§ **Aim of the exercise**: Copy out every record below, word for word.

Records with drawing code
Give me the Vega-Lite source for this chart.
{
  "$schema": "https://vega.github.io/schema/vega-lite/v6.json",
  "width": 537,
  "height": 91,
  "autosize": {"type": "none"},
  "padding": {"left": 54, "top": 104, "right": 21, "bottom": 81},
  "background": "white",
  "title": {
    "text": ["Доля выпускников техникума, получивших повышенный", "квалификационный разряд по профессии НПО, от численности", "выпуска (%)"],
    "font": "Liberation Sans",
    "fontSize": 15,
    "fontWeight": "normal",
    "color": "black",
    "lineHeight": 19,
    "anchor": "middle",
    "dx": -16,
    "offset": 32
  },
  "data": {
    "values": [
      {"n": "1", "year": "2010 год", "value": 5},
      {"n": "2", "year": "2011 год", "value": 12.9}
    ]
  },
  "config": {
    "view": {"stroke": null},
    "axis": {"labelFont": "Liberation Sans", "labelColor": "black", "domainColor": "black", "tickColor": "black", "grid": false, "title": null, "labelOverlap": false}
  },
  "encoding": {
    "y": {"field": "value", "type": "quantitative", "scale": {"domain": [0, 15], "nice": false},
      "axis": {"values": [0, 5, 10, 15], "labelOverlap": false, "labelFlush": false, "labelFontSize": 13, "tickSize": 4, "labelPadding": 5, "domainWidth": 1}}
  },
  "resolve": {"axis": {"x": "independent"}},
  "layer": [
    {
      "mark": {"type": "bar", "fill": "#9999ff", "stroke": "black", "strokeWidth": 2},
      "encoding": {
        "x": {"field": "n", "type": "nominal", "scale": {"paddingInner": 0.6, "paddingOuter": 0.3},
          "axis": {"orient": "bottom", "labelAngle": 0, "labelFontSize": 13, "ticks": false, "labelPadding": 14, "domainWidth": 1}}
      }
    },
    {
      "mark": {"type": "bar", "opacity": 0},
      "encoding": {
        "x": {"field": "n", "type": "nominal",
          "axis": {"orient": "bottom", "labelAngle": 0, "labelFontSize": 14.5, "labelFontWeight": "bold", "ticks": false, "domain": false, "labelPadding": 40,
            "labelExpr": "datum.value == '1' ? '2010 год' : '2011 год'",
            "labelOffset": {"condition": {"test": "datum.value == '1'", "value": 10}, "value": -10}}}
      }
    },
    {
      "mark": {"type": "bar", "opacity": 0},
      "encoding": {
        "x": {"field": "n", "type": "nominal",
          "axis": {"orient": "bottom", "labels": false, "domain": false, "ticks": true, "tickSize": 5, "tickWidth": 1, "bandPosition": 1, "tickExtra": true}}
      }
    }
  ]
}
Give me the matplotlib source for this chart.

§ **Final result**:
Give me the Vega-Lite source for this chart.
{
  "$schema": "https://vega.github.io/schema/vega-lite/v6.json",
  "width": 537,
  "height": 91,
  "autosize": {"type": "none"},
  "padding": {"left": 54, "top": 104, "right": 21, "bottom": 81},
  "background": "white",
  "title": {
    "text": ["Доля выпускников техникума, получивших повышенный", "квалификационный разряд по профессии НПО, от численности", "выпуска (%)"],
    "font": "Liberation Sans",
    "fontSize": 15,
    "fontWeight": "normal",
    "color": "black",
    "lineHeight": 19,
    "anchor": "middle",
    "dx": -16,
    "offset": 32
  },
  "data": {
    "values": [
      {"n": "1", "year": "2010 год", "value": 5},
      {"n": "2", "year": "2011 год", "value": 12.9}
    ]
  },
  "config": {
    "view": {"stroke": null},
    "axis": {"labelFont": "Liberation Sans", "labelColor": "black", "domainColor": "black", "tickColor": "black", "grid": false, "title": null, "labelOverlap": false}
  },
  "encoding": {
    "y": {"field": "value", "type": "quantitative", "scale": {"domain": [0, 15], "nice": false},
      "axis": {"values": [0, 5, 10, 15], "labelOverlap": false, "labelFlush": false, "labelFontSize": 13, "tickSize": 4, "labelPadding": 5, "domainWidth": 1}}
  },
  "resolve": {"axis": {"x": "independent"}},
  "layer": [
    {
      "mark": {"type": "bar", "fill": "#9999ff", "stroke": "black", "strokeWidth": 2},
      "encoding": {
        "x": {"field": "n", "type": "nominal", "scale": {"paddingInner": 0.6, "paddingOuter": 0.3},
          "axis": {"orient": "bottom", "labelAngle": 0, "labelFontSize": 13, "ticks": false, "labelPadding": 14, "domainWidth": 1}}
      }
    },
    {
      "mark": {"type": "bar", "opacity": 0},
      "encoding": {
        "x": {"field": "n", "type": "nominal",
          "axis": {"orient": "bottom", "labelAngle": 0, "labelFontSize": 14.5, "labelFontWeight": "bold", "ticks": false, "domain": false, "labelPadding": 40,
            "labelExpr": "datum.value == '1' ? '2010 год' : '2011 год'",
            "labelOffset": {"condition": {"test": "datum.value == '1'", "value": 10}, "value": -10}}}
      }
    },
    {
      "mark": {"type": "bar", "opacity": 0},
      "encoding": {
        "x": {"field": "n", "type": "nominal",
          "axis": {"orient": "bottom", "labels": false, "domain": false, "ticks": true, "tickSize": 5, "tickWidth": 1, "bandPosition": 1, "tickExtra": true}}
      }
    }
  ]
}
Give me the matplotlib source for this chart.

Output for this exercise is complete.